## WHAT IS ASKED:
Without including the pictures, copy out every line below.

(Data entries)
__________________________________________________
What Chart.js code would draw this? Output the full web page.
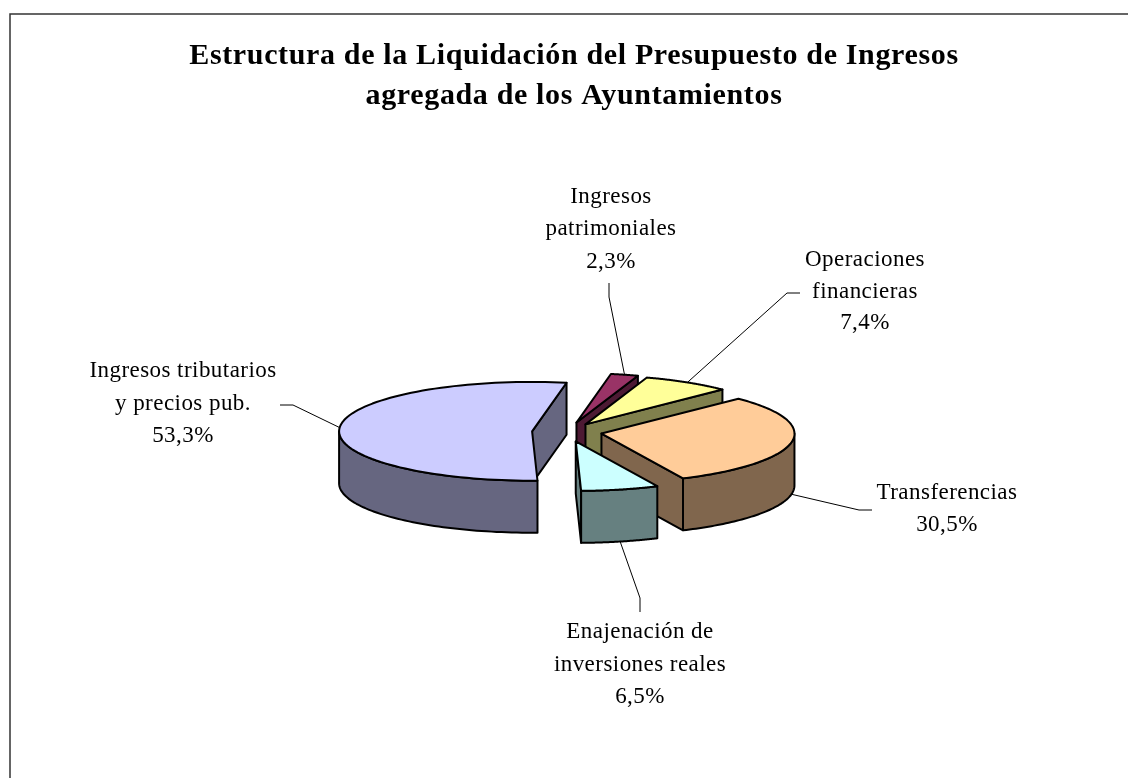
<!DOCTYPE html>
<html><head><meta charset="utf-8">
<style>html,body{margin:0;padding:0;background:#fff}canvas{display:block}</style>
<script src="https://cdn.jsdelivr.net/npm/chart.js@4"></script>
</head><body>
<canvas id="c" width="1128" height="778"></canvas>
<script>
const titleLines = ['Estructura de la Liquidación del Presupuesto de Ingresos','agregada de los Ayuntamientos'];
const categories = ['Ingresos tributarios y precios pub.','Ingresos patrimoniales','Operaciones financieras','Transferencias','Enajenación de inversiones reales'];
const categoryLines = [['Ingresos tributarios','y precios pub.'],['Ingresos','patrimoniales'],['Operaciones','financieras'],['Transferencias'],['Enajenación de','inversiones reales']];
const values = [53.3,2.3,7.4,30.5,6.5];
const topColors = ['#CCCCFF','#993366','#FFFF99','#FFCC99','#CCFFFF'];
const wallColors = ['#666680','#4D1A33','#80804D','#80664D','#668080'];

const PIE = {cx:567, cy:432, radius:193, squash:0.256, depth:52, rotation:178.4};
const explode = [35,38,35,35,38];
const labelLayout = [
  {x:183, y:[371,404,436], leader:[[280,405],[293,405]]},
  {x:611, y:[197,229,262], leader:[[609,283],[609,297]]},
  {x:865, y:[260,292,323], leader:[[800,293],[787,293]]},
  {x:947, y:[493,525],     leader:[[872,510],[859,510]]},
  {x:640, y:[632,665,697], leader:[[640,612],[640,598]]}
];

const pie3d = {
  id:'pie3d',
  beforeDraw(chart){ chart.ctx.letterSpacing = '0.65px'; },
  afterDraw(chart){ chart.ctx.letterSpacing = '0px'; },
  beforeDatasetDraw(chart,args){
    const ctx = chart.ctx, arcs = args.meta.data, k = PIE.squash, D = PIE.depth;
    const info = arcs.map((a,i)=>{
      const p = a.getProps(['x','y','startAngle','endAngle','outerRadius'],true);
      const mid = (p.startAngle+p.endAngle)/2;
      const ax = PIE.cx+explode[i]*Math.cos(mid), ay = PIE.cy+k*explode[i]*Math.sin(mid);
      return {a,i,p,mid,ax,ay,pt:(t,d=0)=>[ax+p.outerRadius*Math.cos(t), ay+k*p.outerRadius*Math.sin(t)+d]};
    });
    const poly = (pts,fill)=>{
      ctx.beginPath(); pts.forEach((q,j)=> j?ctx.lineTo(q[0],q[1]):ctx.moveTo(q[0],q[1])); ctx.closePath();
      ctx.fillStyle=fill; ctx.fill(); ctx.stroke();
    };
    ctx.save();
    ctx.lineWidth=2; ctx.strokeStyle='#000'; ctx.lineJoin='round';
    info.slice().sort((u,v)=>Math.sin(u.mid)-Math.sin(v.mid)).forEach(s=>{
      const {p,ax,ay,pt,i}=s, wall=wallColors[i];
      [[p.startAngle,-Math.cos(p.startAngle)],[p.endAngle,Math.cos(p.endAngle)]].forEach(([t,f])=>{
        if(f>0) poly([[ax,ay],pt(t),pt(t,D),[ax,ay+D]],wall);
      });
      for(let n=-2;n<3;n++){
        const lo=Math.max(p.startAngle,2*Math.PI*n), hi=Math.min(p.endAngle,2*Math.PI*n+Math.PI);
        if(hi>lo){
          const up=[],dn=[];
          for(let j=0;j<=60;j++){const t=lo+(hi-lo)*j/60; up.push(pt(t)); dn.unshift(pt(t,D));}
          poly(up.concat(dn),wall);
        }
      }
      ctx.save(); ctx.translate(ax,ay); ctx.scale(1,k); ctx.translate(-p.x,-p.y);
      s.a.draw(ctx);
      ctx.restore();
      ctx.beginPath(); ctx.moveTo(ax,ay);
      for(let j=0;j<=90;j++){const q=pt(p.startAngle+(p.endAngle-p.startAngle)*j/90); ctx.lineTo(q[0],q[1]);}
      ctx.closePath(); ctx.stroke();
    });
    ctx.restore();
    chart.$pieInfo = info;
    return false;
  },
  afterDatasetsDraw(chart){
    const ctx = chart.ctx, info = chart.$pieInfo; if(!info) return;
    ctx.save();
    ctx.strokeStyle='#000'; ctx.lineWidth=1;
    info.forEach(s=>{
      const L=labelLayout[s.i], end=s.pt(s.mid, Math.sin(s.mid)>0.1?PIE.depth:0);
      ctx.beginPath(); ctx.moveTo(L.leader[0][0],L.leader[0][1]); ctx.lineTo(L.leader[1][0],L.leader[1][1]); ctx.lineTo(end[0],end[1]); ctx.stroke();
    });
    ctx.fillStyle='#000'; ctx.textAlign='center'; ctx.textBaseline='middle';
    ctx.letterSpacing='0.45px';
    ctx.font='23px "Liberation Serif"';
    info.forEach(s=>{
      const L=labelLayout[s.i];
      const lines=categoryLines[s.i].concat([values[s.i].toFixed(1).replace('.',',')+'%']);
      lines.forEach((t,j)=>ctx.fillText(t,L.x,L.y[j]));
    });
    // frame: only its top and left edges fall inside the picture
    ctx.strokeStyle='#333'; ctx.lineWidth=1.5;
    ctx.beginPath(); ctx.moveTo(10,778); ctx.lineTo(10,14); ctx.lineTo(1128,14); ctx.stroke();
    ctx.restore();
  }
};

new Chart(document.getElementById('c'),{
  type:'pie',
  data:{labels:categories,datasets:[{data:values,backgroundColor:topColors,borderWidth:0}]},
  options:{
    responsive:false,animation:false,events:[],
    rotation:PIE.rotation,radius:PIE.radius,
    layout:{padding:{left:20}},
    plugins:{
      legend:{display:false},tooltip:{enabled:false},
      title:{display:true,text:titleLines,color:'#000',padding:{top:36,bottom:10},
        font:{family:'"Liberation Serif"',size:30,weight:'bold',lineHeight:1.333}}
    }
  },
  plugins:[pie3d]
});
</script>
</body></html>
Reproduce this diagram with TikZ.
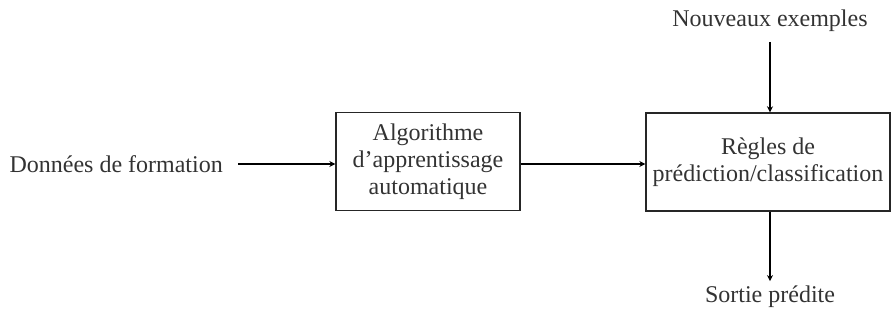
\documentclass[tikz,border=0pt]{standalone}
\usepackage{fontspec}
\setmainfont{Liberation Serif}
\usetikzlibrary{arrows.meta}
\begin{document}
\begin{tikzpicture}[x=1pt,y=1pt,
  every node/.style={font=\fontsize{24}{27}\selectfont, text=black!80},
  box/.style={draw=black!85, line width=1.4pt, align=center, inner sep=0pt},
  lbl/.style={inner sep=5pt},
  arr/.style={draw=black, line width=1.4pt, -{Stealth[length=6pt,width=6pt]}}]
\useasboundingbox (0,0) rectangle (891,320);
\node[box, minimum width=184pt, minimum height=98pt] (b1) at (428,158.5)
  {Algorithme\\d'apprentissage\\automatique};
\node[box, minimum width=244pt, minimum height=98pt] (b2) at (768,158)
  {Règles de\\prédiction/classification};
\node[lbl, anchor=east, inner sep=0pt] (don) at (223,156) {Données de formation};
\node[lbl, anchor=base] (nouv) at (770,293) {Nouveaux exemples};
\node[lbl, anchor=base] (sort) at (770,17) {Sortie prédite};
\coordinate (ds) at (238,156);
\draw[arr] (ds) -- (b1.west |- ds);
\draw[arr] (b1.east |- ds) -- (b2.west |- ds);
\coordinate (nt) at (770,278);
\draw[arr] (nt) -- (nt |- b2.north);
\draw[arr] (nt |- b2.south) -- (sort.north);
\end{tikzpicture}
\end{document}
__________________________________________________
## EXERCISE OUTPUT:
What Chart.js code would draw this? Output the full web page.
<!DOCTYPE html>
<html><head><meta charset="utf-8">
<style>html,body{margin:0;padding:0;background:#fff}canvas{display:block}</style>
<script src="https://cdn.jsdelivr.net/npm/chart.js@4"></script>
</head><body>
<canvas id="c" width="1128" height="778"></canvas>
<script>
const titleLines = ['Estructura de la Liquidación del Presupuesto de Ingresos','agregada de los Ayuntamientos'];
const categories = ['Ingresos tributarios y precios pub.','Ingresos patrimoniales','Operaciones financieras','Transferencias','Enajenación de inversiones reales'];
const categoryLines = [['Ingresos tributarios','y precios pub.'],['Ingresos','patrimoniales'],['Operaciones','financieras'],['Transferencias'],['Enajenación de','inversiones reales']];
const values = [53.3,2.3,7.4,30.5,6.5];
const topColors = ['#CCCCFF','#993366','#FFFF99','#FFCC99','#CCFFFF'];
const wallColors = ['#666680','#4D1A33','#80804D','#80664D','#668080'];

const PIE = {cx:567, cy:432, radius:193, squash:0.256, depth:52, rotation:178.4};
const explode = [35,38,35,35,38];
const labelLayout = [
  {x:183, y:[371,404,436], leader:[[280,405],[293,405]]},
  {x:611, y:[197,229,262], leader:[[609,283],[609,297]]},
  {x:865, y:[260,292,323], leader:[[800,293],[787,293]]},
  {x:947, y:[493,525],     leader:[[872,510],[859,510]]},
  {x:640, y:[632,665,697], leader:[[640,612],[640,598]]}
];

const pie3d = {
  id:'pie3d',
  beforeDraw(chart){ chart.ctx.letterSpacing = '0.65px'; },
  afterDraw(chart){ chart.ctx.letterSpacing = '0px'; },
  beforeDatasetDraw(chart,args){
    const ctx = chart.ctx, arcs = args.meta.data, k = PIE.squash, D = PIE.depth;
    const info = arcs.map((a,i)=>{
      const p = a.getProps(['x','y','startAngle','endAngle','outerRadius'],true);
      const mid = (p.startAngle+p.endAngle)/2;
      const ax = PIE.cx+explode[i]*Math.cos(mid), ay = PIE.cy+k*explode[i]*Math.sin(mid);
      return {a,i,p,mid,ax,ay,pt:(t,d=0)=>[ax+p.outerRadius*Math.cos(t), ay+k*p.outerRadius*Math.sin(t)+d]};
    });
    const poly = (pts,fill)=>{
      ctx.beginPath(); pts.forEach((q,j)=> j?ctx.lineTo(q[0],q[1]):ctx.moveTo(q[0],q[1])); ctx.closePath();
      ctx.fillStyle=fill; ctx.fill(); ctx.stroke();
    };
    ctx.save();
    ctx.lineWidth=2; ctx.strokeStyle='#000'; ctx.lineJoin='round';
    info.slice().sort((u,v)=>Math.sin(u.mid)-Math.sin(v.mid)).forEach(s=>{
      const {p,ax,ay,pt,i}=s, wall=wallColors[i];
      [[p.startAngle,-Math.cos(p.startAngle)],[p.endAngle,Math.cos(p.endAngle)]].forEach(([t,f])=>{
        if(f>0) poly([[ax,ay],pt(t),pt(t,D),[ax,ay+D]],wall);
      });
      for(let n=-2;n<3;n++){
        const lo=Math.max(p.startAngle,2*Math.PI*n), hi=Math.min(p.endAngle,2*Math.PI*n+Math.PI);
        if(hi>lo){
          const up=[],dn=[];
          for(let j=0;j<=60;j++){const t=lo+(hi-lo)*j/60; up.push(pt(t)); dn.unshift(pt(t,D));}
          poly(up.concat(dn),wall);
        }
      }
      ctx.save(); ctx.translate(ax,ay); ctx.scale(1,k); ctx.translate(-p.x,-p.y);
      s.a.draw(ctx);
      ctx.restore();
      ctx.beginPath(); ctx.moveTo(ax,ay);
      for(let j=0;j<=90;j++){const q=pt(p.startAngle+(p.endAngle-p.startAngle)*j/90); ctx.lineTo(q[0],q[1]);}
      ctx.closePath(); ctx.stroke();
    });
    ctx.restore();
    chart.$pieInfo = info;
    return false;
  },
  afterDatasetsDraw(chart){
    const ctx = chart.ctx, info = chart.$pieInfo; if(!info) return;
    ctx.save();
    ctx.strokeStyle='#000'; ctx.lineWidth=1;
    info.forEach(s=>{
      const L=labelLayout[s.i], end=s.pt(s.mid, Math.sin(s.mid)>0.1?PIE.depth:0);
      ctx.beginPath(); ctx.moveTo(L.leader[0][0],L.leader[0][1]); ctx.lineTo(L.leader[1][0],L.leader[1][1]); ctx.lineTo(end[0],end[1]); ctx.stroke();
    });
    ctx.fillStyle='#000'; ctx.textAlign='center'; ctx.textBaseline='middle';
    ctx.letterSpacing='0.45px';
    ctx.font='23px "Liberation Serif"';
    info.forEach(s=>{
      const L=labelLayout[s.i];
      const lines=categoryLines[s.i].concat([values[s.i].toFixed(1).replace('.',',')+'%']);
      lines.forEach((t,j)=>ctx.fillText(t,L.x,L.y[j]));
    });
    // frame: only its top and left edges fall inside the picture
    ctx.strokeStyle='#333'; ctx.lineWidth=1.5;
    ctx.beginPath(); ctx.moveTo(10,778); ctx.lineTo(10,14); ctx.lineTo(1128,14); ctx.stroke();
    ctx.restore();
  }
};

new Chart(document.getElementById('c'),{
  type:'pie',
  data:{labels:categories,datasets:[{data:values,backgroundColor:topColors,borderWidth:0}]},
  options:{
    responsive:false,animation:false,events:[],
    rotation:PIE.rotation,radius:PIE.radius,
    layout:{padding:{left:20}},
    plugins:{
      legend:{display:false},tooltip:{enabled:false},
      title:{display:true,text:titleLines,color:'#000',padding:{top:36,bottom:10},
        font:{family:'"Liberation Serif"',size:30,weight:'bold',lineHeight:1.333}}
    }
  },
  plugins:[pie3d]
});
</script>
</body></html>
Reproduce this diagram with TikZ.
\documentclass[tikz,border=0pt]{standalone}
\usepackage{fontspec}
\setmainfont{Liberation Serif}
\usetikzlibrary{arrows.meta}
\begin{document}
\begin{tikzpicture}[x=1pt,y=1pt,
  every node/.style={font=\fontsize{24}{27}\selectfont, text=black!80},
  box/.style={draw=black!85, line width=1.4pt, align=center, inner sep=0pt},
  lbl/.style={inner sep=5pt},
  arr/.style={draw=black, line width=1.4pt, -{Stealth[length=6pt,width=6pt]}}]
\useasboundingbox (0,0) rectangle (891,320);
\node[box, minimum width=184pt, minimum height=98pt] (b1) at (428,158.5)
  {Algorithme\\d'apprentissage\\automatique};
\node[box, minimum width=244pt, minimum height=98pt] (b2) at (768,158)
  {Règles de\\prédiction/classification};
\node[lbl, anchor=east, inner sep=0pt] (don) at (223,156) {Données de formation};
\node[lbl, anchor=base] (nouv) at (770,293) {Nouveaux exemples};
\node[lbl, anchor=base] (sort) at (770,17) {Sortie prédite};
\coordinate (ds) at (238,156);
\draw[arr] (ds) -- (b1.west |- ds);
\draw[arr] (b1.east |- ds) -- (b2.west |- ds);
\coordinate (nt) at (770,278);
\draw[arr] (nt) -- (nt |- b2.north);
\draw[arr] (nt |- b2.south) -- (sort.north);
\end{tikzpicture}
\end{document}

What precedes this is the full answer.